Begin

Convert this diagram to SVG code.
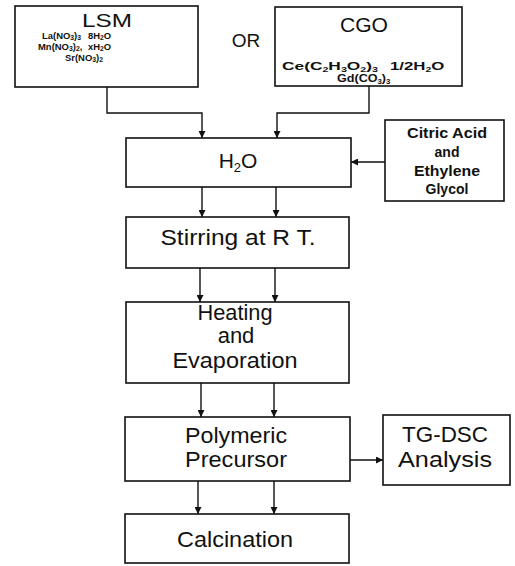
<svg xmlns="http://www.w3.org/2000/svg" width="515" height="566" viewBox="0 0 515 566">
<defs>
<marker id="ah" viewBox="0 0 8 8" refX="8" refY="4" markerWidth="7" markerHeight="7" markerUnits="userSpaceOnUse" orient="auto">
<path d="M0,0 L8,4 L0,8 z" fill="#111"/>
</marker>
<style>
.box{fill:#fff;stroke:#111;stroke-width:1.6}
.c{fill:none;stroke:#111;stroke-width:1.4}
.a{marker-end:url(#ah)}
.t{font-family:"Liberation Sans",Arial,sans-serif;fill:#111;text-anchor:middle}
.big{font-size:22px}
.chem{font-family:"Liberation Sans",Arial,sans-serif;fill:#111;font-size:9px;font-weight:bold}
.chem2{font-family:"Liberation Sans",Arial,sans-serif;fill:#111;font-size:10.5px;font-weight:bold}
.s{font-size:6.5px}
.sm{font-family:"Liberation Sans",Arial,sans-serif;fill:#111;font-size:14px;font-weight:bold;text-anchor:middle}
</style>
</defs>
<rect width="515" height="566" fill="#fff"/>
<g id="connectors">
<path class="c a" d="M107,87 V113 H202 V138"/>
<path class="c a" d="M369,86 V113 H277 V138"/>
<path class="c a" d="M385,162 H351"/>
<path class="c a" d="M202,187 V217"/>
<path class="c a" d="M276,187 V217"/>
<path class="c a" d="M200,268 V302"/>
<path class="c a" d="M275,268 V302"/>
<path class="c a" d="M201,383 V417"/>
<path class="c a" d="M274,383 V417"/>
<path class="c a" d="M350,460 H383"/>
<path class="c a" d="M198,481 V514"/>
<path class="c a" d="M274,481 V514"/>
</g>
<g id="lsm">
<rect class="box" x="15" y="6" width="183" height="81"/>
<text class="t" x="107" y="27" font-size="19" textLength="50" lengthAdjust="spacingAndGlyphs">LSM</text>
<text class="chem" transform="translate(42,38.5) scale(1.05,1)">La(NO<tspan class="s" dy="1.5">3</tspan><tspan dy="-1.5">)</tspan><tspan class="s" dy="1.5">3</tspan></text>
<text class="chem" transform="translate(88,38.5) scale(1.05,1)">8H<tspan class="s" dy="1.5">2</tspan><tspan dy="-1.5">O</tspan></text>
<text class="chem" transform="translate(38,49.5) scale(1.05,1)">Mn(NO<tspan class="s" dy="1.5">3</tspan><tspan dy="-1.5">)</tspan><tspan class="s" dy="1.5">2</tspan><tspan dy="-1.5">,</tspan></text>
<text class="chem" transform="translate(88,49.5) scale(1.05,1)">xH<tspan class="s" dy="1.5">2</tspan><tspan dy="-1.5">O</tspan></text>
<text class="chem" transform="translate(65,60.5) scale(1.05,1)">Sr(NO<tspan class="s" dy="1.5">3</tspan><tspan dy="-1.5">)</tspan><tspan class="s" dy="1.5">2</tspan></text>
</g>
<g id="or">
<text class="t" x="246" y="47" font-size="19">OR</text>
</g>
<g id="cgo">
<rect class="box" x="275" y="7" width="187" height="79"/>
<text class="t" x="364" y="32" font-size="20" textLength="48" lengthAdjust="spacingAndGlyphs">CGO</text>
<text class="chem2" transform="translate(282,70) scale(1.65,1)">Ce(C<tspan class="s" dy="1.5">2</tspan><tspan dy="-1.5">H</tspan><tspan class="s" dy="1.5">3</tspan><tspan dy="-1.5">O</tspan><tspan class="s" dy="1.5">2</tspan><tspan dy="-1.5">)</tspan><tspan class="s" dy="1.5">3</tspan></text>
<text class="chem2" transform="translate(390,70) scale(1.6,1)">1/2H<tspan class="s" dy="1.5">2</tspan><tspan dy="-1.5">O</tspan></text>
<text class="chem2" transform="translate(337,82) scale(1.2,1)">Gd(CO<tspan class="s" dy="1.5">3</tspan><tspan dy="-1.5">)</tspan><tspan class="s" dy="1.5">3</tspan></text>
</g>
<g id="h2o">
<rect class="box" x="126" y="138" width="225" height="49"/>
<text class="t" x="238" y="168" font-size="21">H<tspan font-size="13" dy="4">2</tspan><tspan dy="-4">O</tspan></text>
</g>
<g id="citric">
<rect class="box" x="385" y="120" width="119" height="81"/>
<text class="sm" x="447" y="138" textLength="80" lengthAdjust="spacingAndGlyphs">Citric Acid</text>
<text class="sm" x="447" y="157">and</text>
<text class="sm" x="447" y="176" textLength="66" lengthAdjust="spacingAndGlyphs">Ethylene</text>
<text class="sm" x="447" y="194">Glycol</text>
</g>
<g id="stirring">
<rect class="box" x="126" y="217" width="223" height="51"/>
<text class="t big" x="238" y="245" textLength="155" lengthAdjust="spacingAndGlyphs">Stirring at R T.</text>
</g>
<g id="heating">
<rect class="box" x="126" y="302" width="223" height="81"/>
<text class="t big" x="235" y="320" textLength="75" lengthAdjust="spacingAndGlyphs">Heating</text>
<text class="t big" x="236" y="343">and</text>
<text class="t big" x="235" y="368" textLength="125" lengthAdjust="spacingAndGlyphs">Evaporation</text>
</g>
<g id="polymeric">
<rect class="box" x="125" y="417" width="225" height="64"/>
<text class="t big" x="236" y="443" textLength="102" lengthAdjust="spacingAndGlyphs">Polymeric</text>
<text class="t big" x="236" y="467" textLength="102" lengthAdjust="spacingAndGlyphs">Precursor</text>
</g>
<g id="tgdsc">
<rect class="box" x="383" y="415" width="127" height="70"/>
<text class="t big" x="445" y="442" textLength="86" lengthAdjust="spacingAndGlyphs">TG-DSC</text>
<text class="t big" x="445" y="467" textLength="94" lengthAdjust="spacingAndGlyphs">Analysis</text>
</g>
<g id="calcination">
<rect class="box" x="125" y="514" width="224" height="49"/>
<text class="t big" x="235" y="547" textLength="116" lengthAdjust="spacingAndGlyphs">Calcination</text>
</g>
</svg>
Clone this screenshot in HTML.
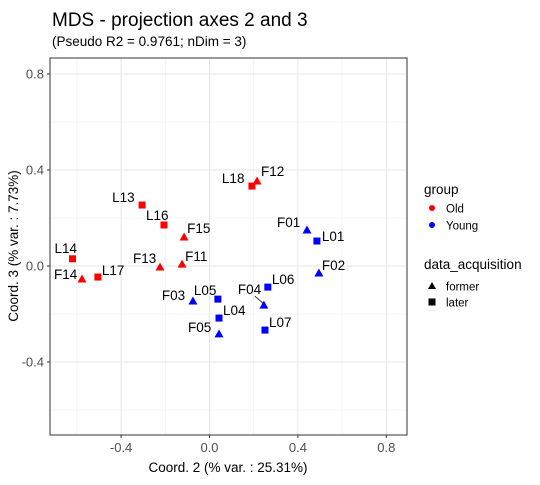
<!DOCTYPE html>
<html><head><meta charset="utf-8"><style>
body{margin:0;background:#fff;font-family:"Liberation Sans",Arial,sans-serif}
svg text{font-family:"Liberation Sans",Arial,sans-serif}
</style></head><body>
<svg id="chart" width="540" height="480">
<text x="52" y="26" font-size="19" fill="#000">MDS - projection axes 2 and 3</text>
<text x="52" y="46" font-size="13.5" fill="#000">(Pseudo R2 = 0.9761; nDim = 3)</text>
<g id="grid"></g>
<g id="pts"></g>
<rect x="50" y="58" width="357" height="377" fill="none" stroke="#333" stroke-width="1"/>
<text x="228" y="472" font-size="13.5" text-anchor="middle">Coord. 2 (% var. : 25.31%)</text>
<text transform="translate(18,246) rotate(-90)" font-size="13.5" text-anchor="middle">Coord. 3 (% var. : 7.73%)</text>
<g>
<text x="424" y="194" font-size="13.5">group</text>
<circle cx="432" cy="208" r="3" fill="#f00"/>
<text x="446" y="212.5" font-size="11.5">Old</text>
<circle cx="432" cy="225" r="3" fill="#00f"/>
<text x="446" y="229.5" font-size="11.5">Young</text>
<text x="424" y="269" font-size="13.5">data_acquisition</text>
<polygon points="432,282 436,289 428,289" fill="#000"/>
<text x="446" y="290.5" font-size="11.5">former</text>
<rect x="428.5" y="298.5" width="7" height="7" fill="#000"/>
<text x="446" y="306.5" font-size="11.5">later</text>
</g>
</svg>
<script>
const labels=["L14","F14","L17","L13","L16","F13","F15","F11","L18","F12","F01","L01","F02","L06","F04","L05","F03","L04","F05","L07"];
const xVals=[-0.62,-0.577,-0.505,-0.305,-0.206,-0.224,-0.115,-0.124,0.192,0.215,0.441,0.486,0.495,0.264,0.246,0.038,-0.075,0.043,0.043,0.251];
const yVals=[0.03,-0.054,-0.046,0.254,0.171,-0.004,0.121,0.008,0.333,0.354,0.150,0.104,-0.029,-0.088,-0.163,-0.138,-0.146,-0.217,-0.283,-0.267];
const groups=["Old","Old","Old","Old","Old","Old","Old","Old","Old","Old","Young","Young","Young","Young","Young","Young","Young","Young","Young","Young"];
const xTicks=[-0.4,0,0.4,0.8];
const yTicks=[-0.4,0,0.4,0.8];
const xTickLabels=["-0.4","0.0","0.4","0.8"];
const yTickLabels=["-0.4","0.0","0.4","0.8"];
const lblDx=[-18,-28,4,-30,-18,-27,3,3,-30,4,-30,5,3,4,-26,-24,-31,4,-31,4];
const lblDy=[-6,0,-2,-3,-5,-4,-4,-3,-3,-5,-3,0,-3,-3,-11,-4,-1,-3,-2,-3];
const X=v=>209.5+v*221, Y=v=>266-v*240;
const ns="http://www.w3.org/2000/svg";
const grid=document.getElementById('grid'), pts=document.getElementById('pts');
function mk(t,a,p){const e=document.createElementNS(ns,t);for(const k in a)e.setAttribute(k,a[k]);p.appendChild(e);return e;}
for(let v=-0.6;v<=0.81;v+=0.2){const x=X(v);
 const l=mk('line',{x1:x,x2:x,y1:58,y2:435,stroke:Math.abs(Math.round(v*10)%4)===2?'#f0f0f0':'#e6e6e6','stroke-width':Math.abs(Math.round(v*10)%4)===2?0.6:1},grid);
 
 }
for(let v=-0.6;v<=0.81;v+=0.2){const y=Y(v);
 const l=mk('line',{x1:50,x2:407,y1:y,y2:y,stroke:Math.abs(Math.round(v*10)%4)===2?'#f0f0f0':'#e6e6e6','stroke-width':Math.abs(Math.round(v*10)%4)===2?0.6:1},grid);
 
 }
xTicks.forEach((v,i)=>{const x=X(v);
 mk('line',{x1:x,x2:x,y1:435,y2:438,stroke:'#333'},grid);
 const t=mk('text',{x:x,y:452,'font-size':13,'text-anchor':'middle',fill:'#4d4d4d'},grid);t.textContent=xTickLabels[i];
 
 });
yTicks.forEach((v,i)=>{const y=Y(v);
 mk('line',{x1:47,x2:50,y1:y,y2:y,stroke:'#333'},grid);
 const t=mk('text',{x:44,y:y+4.5,'font-size':13,'text-anchor':'end',fill:'#4d4d4d'},grid);t.textContent=yTickLabels[i];
 
 });
labels.forEach((lb,i)=>{
 const x=X(xVals[i]),y=Y(yVals[i]);const c=groups[i]==='Old'?'#f00':'#00f';let e;
 if(lb[0]==='F') e=mk('polygon',{points:`${x},${y-4.5} ${x+4.5},${y+3.5} ${x-4.5},${y+3.5}`,fill:c},pts);
 else e=mk('rect',{x:x-3.5,y:y-3.5,width:7,height:7,fill:c},pts);
 
 
 if(lb==='F04'){const s=mk('line',{x1:x-9,y1:y-9,x2:x-1,y2:y-2,stroke:'#000','stroke-width':0.8},pts);
  
  }
 const t=mk('text',{x:x+lblDx[i],y:y+lblDy[i],'font-size':13.5,fill:'#000'},pts);t.textContent=lb;
 
 
});
</script>
</body></html>
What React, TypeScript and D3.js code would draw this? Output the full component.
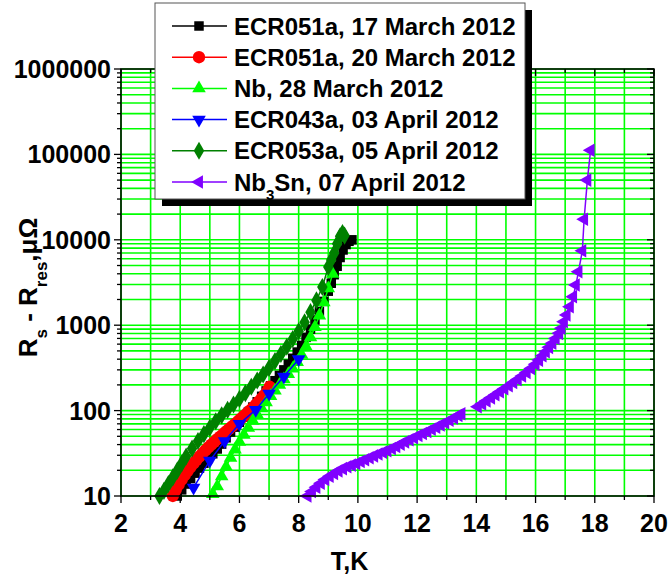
import React from "react";
import * as d3 from "d3";

const W = 671;
const H = 576;
const PLOT = { left: 121, right: 654, top: 69, bottom: 496 };

const xTickValues = [2, 4, 6, 8, 10, 12, 14, 16, 18, 20];
const yTickValues = [10, 100, 1000, 10000, 100000, 1000000];

// ECR051a, 17 March 2012
const ecr051aMar17T = [3.9, 4.05, 4.2, 4.35, 4.5, 4.65, 4.8, 4.95, 5.1, 5.25, 5.4, 5.55, 5.7, 5.85, 6.0, 6.15, 6.3, 6.45, 6.6, 6.75, 6.9, 7.05, 7.2, 7.35, 7.5, 7.65, 7.8, 7.95, 8.1, 8.25, 8.4, 8.55, 8.7, 8.85, 9.0, 9.1, 9.2, 9.3, 9.4, 9.5, 9.6, 9.7, 9.8];
const ecr051aMar17R = [10, 11.8, 13.8, 16, 18.5, 21.2, 24.2, 27.5, 31.2, 35.5, 40.5, 48, 56, 64, 73, 84, 96, 110, 127, 147, 170, 195, 224, 258, 300, 350, 410, 485, 580, 720, 900, 1150, 1450, 1900, 2500, 3100, 3900, 4900, 6200, 7600, 8800, 9600, 10000];

// ECR051a, 20 March 2012
const ecr051aMar20T = [3.75, 3.85, 3.95, 4.05, 4.15, 4.25, 4.35, 4.45, 4.55, 4.65, 4.75, 4.85, 4.95, 5.05, 5.15, 5.25, 5.35, 5.45, 5.55, 5.65, 5.75, 5.85, 5.95, 6.05, 6.15, 6.25, 6.35, 6.45, 6.55, 6.65, 6.75, 6.85, 6.95, 7.02];
const ecr051aMar20R = [10, 11.8, 13.6, 15.5, 17.5, 19.6, 21.8, 24.1, 26.5, 29, 31.6, 34.3, 37.1, 40, 43, 46.2, 49.6, 53.2, 57, 61, 65.3, 70, 75, 80.5, 86.5, 93, 100, 108, 117, 127, 139, 153, 170, 190];

// Nb, 28 March 2012
const nbMar28T = [5.1, 5.25, 5.4, 5.55, 5.7, 5.85, 6.0, 6.15, 6.3, 6.45, 6.6, 6.75, 6.9, 7.05, 7.2, 7.35, 7.5, 7.65, 7.8, 7.95, 8.1, 8.25, 8.4, 8.55, 8.7, 8.85, 9.0, 9.15];
const nbMar28R = [10.5, 13, 17, 22, 28, 35, 43, 52, 63, 76, 90, 106, 125, 148, 172, 200, 232, 268, 310, 370, 450, 560, 720, 950, 1300, 1850, 2700, 4000];

// ECR043a, 03 April 2012
const ecr043aApr03T = [4.45, 5.0, 5.5, 6.0, 6.55, 7.0, 7.5, 8.0];
const ecr043aApr03R = [12.5, 26, 44, 70, 102, 158, 250, 400];

// ECR053a, 05 April 2012
const ecr053aApr05T = [3.3, 3.45, 3.6, 3.75, 3.9, 4.05, 4.2, 4.4, 4.6, 4.8, 5.0, 5.2, 5.4, 5.6, 5.8, 6.0, 6.2, 6.4, 6.6, 6.8, 7.0, 7.2, 7.4, 7.6, 7.8, 8.0, 8.2, 8.4, 8.6, 8.8, 9.0, 9.1, 9.2, 9.3, 9.4, 9.48, 9.55];
const ecr053aApr05R = [10, 11.5, 13.8, 16.5, 19.8, 24, 29, 36, 44, 53, 63, 75, 88, 102, 118, 137, 160, 190, 225, 265, 315, 380, 460, 560, 690, 850, 1080, 1420, 1950, 2800, 4800, 5800, 7000, 9000, 11000, 12000, 11200];

// Nb3Sn, 07 April 2012 (two sweeps)
const nb3snApr07LowT = [8.3, 8.45, 8.6, 8.75, 8.9, 9.05, 9.2, 9.35, 9.5, 9.65, 9.8, 9.95, 10.1, 10.25, 10.4, 10.55, 10.7, 10.85, 11.0, 11.15, 11.3, 11.45, 11.6, 11.75, 11.9, 12.05, 12.2, 12.35, 12.5, 12.65, 12.8, 12.95, 13.1, 13.25, 13.4, 13.5];
const nb3snApr07LowR = [10, 11.3, 12.7, 14.1, 15.6, 17.0, 18.4, 19.7, 20.9, 22.0, 23.0, 24.0, 25.3, 26.6, 28, 29.5, 31, 32.5, 34, 36, 38, 40.5, 43, 45.5, 48, 51, 54, 57, 60.5, 64, 68, 72, 77, 82, 88, 92];
const nb3snApr07HighT = [14.05, 14.2, 14.35, 14.5, 14.65, 14.8, 14.95, 15.1, 15.25, 15.4, 15.55, 15.7, 15.85, 16.0, 16.12, 16.24, 16.35, 16.46, 16.57, 16.68, 16.8, 16.88, 16.96, 17.05, 17.16, 17.27, 17.36, 17.45, 17.58, 17.64, 17.75, 17.86];
const nb3snApr07HighR = [111, 120, 130, 141, 153, 166, 180, 196, 213, 232, 254, 280, 312, 350, 390, 440, 490, 550, 614, 700, 803, 920, 1100, 1320, 1650, 2160, 2950, 4230, 7450, 17400, 50000, 112000];

type Marker = "square" | "circle" | "up" | "down" | "diamond" | "left";

interface Series {
  label: React.ReactNode;
  color: string;
  marker: Marker;
  segments: { t: number[]; r: number[] }[];
}

const series: Series[] = [
  { label: "ECR051a, 17 March 2012", color: "#000000", marker: "square", segments: [{ t: ecr051aMar17T, r: ecr051aMar17R }] },
  { label: "ECR051a, 20 March 2012", color: "#ff0000", marker: "circle", segments: [{ t: ecr051aMar20T, r: ecr051aMar20R }] },
  { label: "Nb, 28 March 2012", color: "#00ff00", marker: "up", segments: [{ t: nbMar28T, r: nbMar28R }] },
  { label: "ECR043a, 03 April 2012", color: "#0000ff", marker: "down", segments: [{ t: ecr043aApr03T, r: ecr043aApr03R }] },
  { label: "ECR053a, 05 April 2012", color: "#008000", marker: "diamond", segments: [{ t: ecr053aApr05T, r: ecr053aApr05R }] },
  {
    label: (
      <>
        Nb<tspan baselineShift="sub" fontSize={15}>3</tspan>Sn, 07 April 2012
      </>
    ),
    color: "#8000ff",
    marker: "left",
    segments: [
      { t: nb3snApr07LowT, r: nb3snApr07LowR },
      { t: nb3snApr07HighT, r: nb3snApr07HighR },
    ],
  },
];

const x = d3.scaleLinear().domain([2, 20]).range([PLOT.left, PLOT.right]);
const y = d3.scaleLog().domain([10, 1000000]).range([PLOT.bottom, PLOT.top]);

const symbolPath = (m: Marker): { d: string; rotate: number } => {
  switch (m) {
    case "square":
      return { d: d3.symbol(d3.symbolSquare, 90)() as string, rotate: 0 };
    case "circle":
      return { d: d3.symbol(d3.symbolCircle, 120)() as string, rotate: 0 };
    case "up":
      return { d: d3.symbol(d3.symbolTriangle, 80)() as string, rotate: 0 };
    case "down":
      return { d: d3.symbol(d3.symbolTriangle, 80)() as string, rotate: 180 };
    case "left":
      return { d: d3.symbol(d3.symbolTriangle, 80)() as string, rotate: -90 };
    case "diamond":
      return { d: d3.symbol(d3.symbolDiamond, 95)() as string, rotate: 0 };
  }
};

const FONT = "'Liberation Sans', Arial, Helvetica, sans-serif";
const GRID = "#00ff00";

export default function App() {
  const minorX = d3.range(2, 21, 1);
  const minorY: number[] = [];
  for (let e = 1; e < 6; e++) {
    for (let k = 1; k <= 9; k++) minorY.push(k * Math.pow(10, e));
  }
  minorY.push(1000000);

  const line = d3
    .line<[number, number]>()
    .x((d) => x(d[0]))
    .y((d) => y(d[1]));

  const legend = { x: 155, y: 3, w: 370, h: 196, shadow: 7, rowY0: 23, rowDy: 31.2 };

  return (
    <svg
      width={W}
      height={H}
      viewBox={`0 0 ${W} ${H}`}
      style={{ position: "absolute", left: 0, top: 0, background: "#fff" }}
      fontFamily={FONT}
    >
      <rect x={0} y={0} width={W} height={H} fill="#fff" />

      {/* grid */}
      <g stroke={GRID} strokeWidth={1.6}>
        {minorX.map((v) => (
          <line key={`gx${v}`} x1={x(v)} x2={x(v)} y1={PLOT.top} y2={PLOT.bottom} />
        ))}
        {minorY.map((v) => (
          <line key={`gy${v}`} x1={PLOT.left} x2={PLOT.right} y1={y(v)} y2={y(v)} />
        ))}
      </g>

      {/* data */}
      {series.map((s, i) => {
        const sym = symbolPath(s.marker);
        return (
          <g key={`s${i}`}>
            {s.segments.map((seg, j) => {
              const pts = seg.t.map((t, k) => [t, seg.r[k]] as [number, number]);
              return (
                <g key={`seg${j}`}>
                  <path d={line(pts) as string} fill="none" stroke={s.color} strokeWidth={1.5} />
                  {pts.map((p, k) => (
                    <path
                      key={k}
                      d={sym.d}
                      fill={s.color}
                      transform={`translate(${x(p[0])},${y(p[1])}) rotate(${sym.rotate})`}
                    />
                  ))}
                </g>
              );
            })}
          </g>
        );
      })}

      {/* frame */}
      <rect
        x={PLOT.left}
        y={PLOT.top}
        width={PLOT.right - PLOT.left}
        height={PLOT.bottom - PLOT.top}
        fill="none"
        stroke="#000"
        strokeWidth={1.5}
      />

      {/* ticks: bottom/left outward, top/right inward */}
      <g stroke="#000" strokeWidth={1.3}>
        {minorX.map((v) => {
          const len = v % 2 === 0 ? 7 : 4;
          return (
            <g key={`tx${v}`}>
              <line x1={x(v)} x2={x(v)} y1={PLOT.bottom} y2={PLOT.bottom + len} />
              <line x1={x(v)} x2={x(v)} y1={PLOT.top} y2={PLOT.top + len} />
            </g>
          );
        })}
        {minorY.map((v) => {
          const major = yTickValues.includes(v);
          const len = major ? 7 : 4;
          return (
            <g key={`ty${v}`}>
              <line x1={PLOT.left - len} x2={PLOT.left} y1={y(v)} y2={y(v)} />
              <line x1={PLOT.right - len} x2={PLOT.right} y1={y(v)} y2={y(v)} />
            </g>
          );
        })}
      </g>

      {/* tick labels */}
      <g fontSize={25} fontWeight="bold" fill="#000">
        {xTickValues.map((v) => (
          <text key={`lx${v}`} x={x(v)} y={PLOT.bottom + 36} textAnchor="middle">
            {v}
          </text>
        ))}
        {yTickValues.map((v) => (
          <text key={`ly${v}`} x={PLOT.left - 10} y={y(v)} dy="0.36em" textAnchor="end">
            {v}
          </text>
        ))}
      </g>

      {/* axis titles */}
      <text x={(PLOT.left + PLOT.right) / 2 - 38} y={570} textAnchor="middle" fontSize={25} fontWeight="bold">
        T,K
      </text>
      <text
        transform={`translate(37,${(PLOT.top + PLOT.bottom) / 2 + 5}) rotate(-90)`}
        textAnchor="middle"
        fontSize={26}
        fontWeight="bold"
      >
        R<tspan baselineShift="sub" fontSize={17}>s</tspan>
        <tspan> - R</tspan>
        <tspan baselineShift="sub" fontSize={17}>res</tspan>
        <tspan>,μΩ</tspan>
      </text>

      {/* legend */}
      <rect
        x={legend.x + legend.shadow}
        y={legend.y + legend.shadow}
        width={legend.w}
        height={legend.h}
        fill="#000"
      />
      <rect x={legend.x} y={legend.y} width={legend.w} height={legend.h} fill="#fff" stroke="#555" strokeWidth={1} />
      {series.map((s, i) => {
        const cy = legend.y + legend.rowY0 + i * legend.rowDy;
        const sym = symbolPath(s.marker);
        return (
          <g key={`lg${i}`}>
            <line x1={172} x2={227} y1={cy} y2={cy} stroke={s.color} strokeWidth={1.5} />
            <path d={sym.d} fill={s.color} transform={`translate(199,${cy}) rotate(${sym.rotate})`} />
            <text x={234} y={cy} dy="0.36em" fontSize={24} fontWeight="bold">
              {s.label}
            </text>
          </g>
        );
      })}
    </svg>
  );
}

End

What to do: Start at the line with "What React, TypeScript", stop at the line with "const yTickValues = [10, 100, 1000, 10000, 100000, 1000000];", both lines included, and repeat that span exactly without its pictures.

Exercise solution:
What React, TypeScript and D3.js code would draw this? Output the full component.
import React from "react";
import * as d3 from "d3";

const W = 671;
const H = 576;
const PLOT = { left: 121, right: 654, top: 69, bottom: 496 };

const xTickValues = [2, 4, 6, 8, 10, 12, 14, 16, 18, 20];
const yTickValues = [10, 100, 1000, 10000, 100000, 1000000];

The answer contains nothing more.